**EXERCISE BRIEF**
Retype all of the data. Every line must match exactly.

○ ○ ○ ○ ○

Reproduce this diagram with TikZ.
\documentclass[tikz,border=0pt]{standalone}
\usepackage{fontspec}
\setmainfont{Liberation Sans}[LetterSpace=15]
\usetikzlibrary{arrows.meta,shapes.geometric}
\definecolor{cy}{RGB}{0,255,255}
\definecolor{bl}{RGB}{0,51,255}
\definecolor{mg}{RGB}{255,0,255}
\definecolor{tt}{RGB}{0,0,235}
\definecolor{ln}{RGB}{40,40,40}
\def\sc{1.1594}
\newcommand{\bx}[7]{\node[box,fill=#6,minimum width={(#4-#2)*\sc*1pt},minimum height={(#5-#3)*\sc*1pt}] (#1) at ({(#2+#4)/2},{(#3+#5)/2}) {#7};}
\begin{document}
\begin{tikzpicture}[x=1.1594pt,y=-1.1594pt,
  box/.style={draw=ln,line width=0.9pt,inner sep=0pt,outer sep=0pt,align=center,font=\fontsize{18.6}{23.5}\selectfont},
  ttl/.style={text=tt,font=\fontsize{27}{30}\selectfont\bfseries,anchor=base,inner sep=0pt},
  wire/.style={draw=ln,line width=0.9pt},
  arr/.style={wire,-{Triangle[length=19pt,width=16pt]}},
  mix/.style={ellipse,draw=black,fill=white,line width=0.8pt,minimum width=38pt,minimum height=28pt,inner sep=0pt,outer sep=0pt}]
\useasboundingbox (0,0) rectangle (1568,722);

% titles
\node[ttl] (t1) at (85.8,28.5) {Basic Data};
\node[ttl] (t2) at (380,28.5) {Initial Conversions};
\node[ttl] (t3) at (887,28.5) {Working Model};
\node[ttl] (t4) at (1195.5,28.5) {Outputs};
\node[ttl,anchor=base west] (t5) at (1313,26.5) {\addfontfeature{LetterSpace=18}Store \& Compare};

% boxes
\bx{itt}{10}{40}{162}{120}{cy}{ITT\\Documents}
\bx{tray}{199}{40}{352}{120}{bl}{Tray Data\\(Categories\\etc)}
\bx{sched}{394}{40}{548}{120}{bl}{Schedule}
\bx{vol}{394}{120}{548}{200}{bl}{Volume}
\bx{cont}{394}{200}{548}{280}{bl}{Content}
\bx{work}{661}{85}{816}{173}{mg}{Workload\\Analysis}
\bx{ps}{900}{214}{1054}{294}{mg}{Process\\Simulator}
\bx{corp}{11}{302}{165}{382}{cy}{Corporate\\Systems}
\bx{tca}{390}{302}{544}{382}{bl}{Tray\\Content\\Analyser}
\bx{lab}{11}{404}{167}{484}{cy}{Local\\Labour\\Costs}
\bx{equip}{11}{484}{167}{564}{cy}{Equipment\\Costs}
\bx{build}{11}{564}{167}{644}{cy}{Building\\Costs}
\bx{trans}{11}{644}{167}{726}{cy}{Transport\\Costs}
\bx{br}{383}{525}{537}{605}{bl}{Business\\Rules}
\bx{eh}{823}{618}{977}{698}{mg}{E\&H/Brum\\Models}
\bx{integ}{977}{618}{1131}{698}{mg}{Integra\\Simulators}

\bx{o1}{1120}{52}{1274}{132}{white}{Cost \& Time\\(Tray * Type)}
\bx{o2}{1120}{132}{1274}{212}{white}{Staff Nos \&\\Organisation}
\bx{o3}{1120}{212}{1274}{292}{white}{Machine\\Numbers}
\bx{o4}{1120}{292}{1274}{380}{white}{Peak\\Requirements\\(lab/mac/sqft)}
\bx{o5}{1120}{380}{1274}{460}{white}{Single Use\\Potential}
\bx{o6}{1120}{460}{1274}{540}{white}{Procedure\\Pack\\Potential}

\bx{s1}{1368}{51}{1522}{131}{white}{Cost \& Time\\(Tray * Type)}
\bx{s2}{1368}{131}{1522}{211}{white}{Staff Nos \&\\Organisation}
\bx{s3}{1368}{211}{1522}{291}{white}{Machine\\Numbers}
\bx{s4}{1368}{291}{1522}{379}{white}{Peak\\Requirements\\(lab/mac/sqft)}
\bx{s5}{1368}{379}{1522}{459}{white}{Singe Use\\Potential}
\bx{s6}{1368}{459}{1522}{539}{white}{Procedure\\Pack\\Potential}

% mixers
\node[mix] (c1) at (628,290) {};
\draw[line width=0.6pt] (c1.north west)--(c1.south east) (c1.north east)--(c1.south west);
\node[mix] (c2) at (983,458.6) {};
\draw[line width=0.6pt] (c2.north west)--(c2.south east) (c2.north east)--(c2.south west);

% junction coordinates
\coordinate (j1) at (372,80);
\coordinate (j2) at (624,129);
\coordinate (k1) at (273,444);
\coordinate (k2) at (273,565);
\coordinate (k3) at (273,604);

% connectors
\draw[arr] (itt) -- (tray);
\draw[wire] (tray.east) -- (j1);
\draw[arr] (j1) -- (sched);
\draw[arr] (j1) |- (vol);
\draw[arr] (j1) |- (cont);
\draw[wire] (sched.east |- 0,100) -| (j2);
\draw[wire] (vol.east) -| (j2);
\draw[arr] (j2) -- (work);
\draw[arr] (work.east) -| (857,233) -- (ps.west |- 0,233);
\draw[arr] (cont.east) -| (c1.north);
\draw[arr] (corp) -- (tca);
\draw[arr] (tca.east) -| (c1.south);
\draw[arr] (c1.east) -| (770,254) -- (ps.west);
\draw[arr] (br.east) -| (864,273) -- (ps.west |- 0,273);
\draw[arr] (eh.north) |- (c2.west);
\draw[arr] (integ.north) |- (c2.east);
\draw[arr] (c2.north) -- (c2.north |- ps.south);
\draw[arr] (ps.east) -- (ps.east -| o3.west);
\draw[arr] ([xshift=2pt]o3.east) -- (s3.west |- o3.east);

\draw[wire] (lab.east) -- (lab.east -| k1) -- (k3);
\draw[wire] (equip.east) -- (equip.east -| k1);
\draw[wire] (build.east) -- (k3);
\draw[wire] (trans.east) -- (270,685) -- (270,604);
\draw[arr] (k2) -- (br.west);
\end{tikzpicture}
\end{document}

○ ○ ○ ○ ○

**SOLVED EXERCISE**
Reproduce this diagram with TikZ.
\documentclass[tikz,border=0pt]{standalone}
\usepackage{fontspec}
\setmainfont{Liberation Sans}[LetterSpace=15]
\usetikzlibrary{arrows.meta,shapes.geometric}
\definecolor{cy}{RGB}{0,255,255}
\definecolor{bl}{RGB}{0,51,255}
\definecolor{mg}{RGB}{255,0,255}
\definecolor{tt}{RGB}{0,0,235}
\definecolor{ln}{RGB}{40,40,40}
\def\sc{1.1594}
\newcommand{\bx}[7]{\node[box,fill=#6,minimum width={(#4-#2)*\sc*1pt},minimum height={(#5-#3)*\sc*1pt}] (#1) at ({(#2+#4)/2},{(#3+#5)/2}) {#7};}
\begin{document}
\begin{tikzpicture}[x=1.1594pt,y=-1.1594pt,
  box/.style={draw=ln,line width=0.9pt,inner sep=0pt,outer sep=0pt,align=center,font=\fontsize{18.6}{23.5}\selectfont},
  ttl/.style={text=tt,font=\fontsize{27}{30}\selectfont\bfseries,anchor=base,inner sep=0pt},
  wire/.style={draw=ln,line width=0.9pt},
  arr/.style={wire,-{Triangle[length=19pt,width=16pt]}},
  mix/.style={ellipse,draw=black,fill=white,line width=0.8pt,minimum width=38pt,minimum height=28pt,inner sep=0pt,outer sep=0pt}]
\useasboundingbox (0,0) rectangle (1568,722);

% titles
\node[ttl] (t1) at (85.8,28.5) {Basic Data};
\node[ttl] (t2) at (380,28.5) {Initial Conversions};
\node[ttl] (t3) at (887,28.5) {Working Model};
\node[ttl] (t4) at (1195.5,28.5) {Outputs};
\node[ttl,anchor=base west] (t5) at (1313,26.5) {\addfontfeature{LetterSpace=18}Store \& Compare};

% boxes
\bx{itt}{10}{40}{162}{120}{cy}{ITT\\Documents}
\bx{tray}{199}{40}{352}{120}{bl}{Tray Data\\(Categories\\etc)}
\bx{sched}{394}{40}{548}{120}{bl}{Schedule}
\bx{vol}{394}{120}{548}{200}{bl}{Volume}
\bx{cont}{394}{200}{548}{280}{bl}{Content}
\bx{work}{661}{85}{816}{173}{mg}{Workload\\Analysis}
\bx{ps}{900}{214}{1054}{294}{mg}{Process\\Simulator}
\bx{corp}{11}{302}{165}{382}{cy}{Corporate\\Systems}
\bx{tca}{390}{302}{544}{382}{bl}{Tray\\Content\\Analyser}
\bx{lab}{11}{404}{167}{484}{cy}{Local\\Labour\\Costs}
\bx{equip}{11}{484}{167}{564}{cy}{Equipment\\Costs}
\bx{build}{11}{564}{167}{644}{cy}{Building\\Costs}
\bx{trans}{11}{644}{167}{726}{cy}{Transport\\Costs}
\bx{br}{383}{525}{537}{605}{bl}{Business\\Rules}
\bx{eh}{823}{618}{977}{698}{mg}{E\&H/Brum\\Models}
\bx{integ}{977}{618}{1131}{698}{mg}{Integra\\Simulators}

\bx{o1}{1120}{52}{1274}{132}{white}{Cost \& Time\\(Tray * Type)}
\bx{o2}{1120}{132}{1274}{212}{white}{Staff Nos \&\\Organisation}
\bx{o3}{1120}{212}{1274}{292}{white}{Machine\\Numbers}
\bx{o4}{1120}{292}{1274}{380}{white}{Peak\\Requirements\\(lab/mac/sqft)}
\bx{o5}{1120}{380}{1274}{460}{white}{Single Use\\Potential}
\bx{o6}{1120}{460}{1274}{540}{white}{Procedure\\Pack\\Potential}

\bx{s1}{1368}{51}{1522}{131}{white}{Cost \& Time\\(Tray * Type)}
\bx{s2}{1368}{131}{1522}{211}{white}{Staff Nos \&\\Organisation}
\bx{s3}{1368}{211}{1522}{291}{white}{Machine\\Numbers}
\bx{s4}{1368}{291}{1522}{379}{white}{Peak\\Requirements\\(lab/mac/sqft)}
\bx{s5}{1368}{379}{1522}{459}{white}{Singe Use\\Potential}
\bx{s6}{1368}{459}{1522}{539}{white}{Procedure\\Pack\\Potential}

% mixers
\node[mix] (c1) at (628,290) {};
\draw[line width=0.6pt] (c1.north west)--(c1.south east) (c1.north east)--(c1.south west);
\node[mix] (c2) at (983,458.6) {};
\draw[line width=0.6pt] (c2.north west)--(c2.south east) (c2.north east)--(c2.south west);

% junction coordinates
\coordinate (j1) at (372,80);
\coordinate (j2) at (624,129);
\coordinate (k1) at (273,444);
\coordinate (k2) at (273,565);
\coordinate (k3) at (273,604);

% connectors
\draw[arr] (itt) -- (tray);
\draw[wire] (tray.east) -- (j1);
\draw[arr] (j1) -- (sched);
\draw[arr] (j1) |- (vol);
\draw[arr] (j1) |- (cont);
\draw[wire] (sched.east |- 0,100) -| (j2);
\draw[wire] (vol.east) -| (j2);
\draw[arr] (j2) -- (work);
\draw[arr] (work.east) -| (857,233) -- (ps.west |- 0,233);
\draw[arr] (cont.east) -| (c1.north);
\draw[arr] (corp) -- (tca);
\draw[arr] (tca.east) -| (c1.south);
\draw[arr] (c1.east) -| (770,254) -- (ps.west);
\draw[arr] (br.east) -| (864,273) -- (ps.west |- 0,273);
\draw[arr] (eh.north) |- (c2.west);
\draw[arr] (integ.north) |- (c2.east);
\draw[arr] (c2.north) -- (c2.north |- ps.south);
\draw[arr] (ps.east) -- (ps.east -| o3.west);
\draw[arr] ([xshift=2pt]o3.east) -- (s3.west |- o3.east);

\draw[wire] (lab.east) -- (lab.east -| k1) -- (k3);
\draw[wire] (equip.east) -- (equip.east -| k1);
\draw[wire] (build.east) -- (k3);
\draw[wire] (trans.east) -- (270,685) -- (270,604);
\draw[arr] (k2) -- (br.west);
\end{tikzpicture}
\end{document}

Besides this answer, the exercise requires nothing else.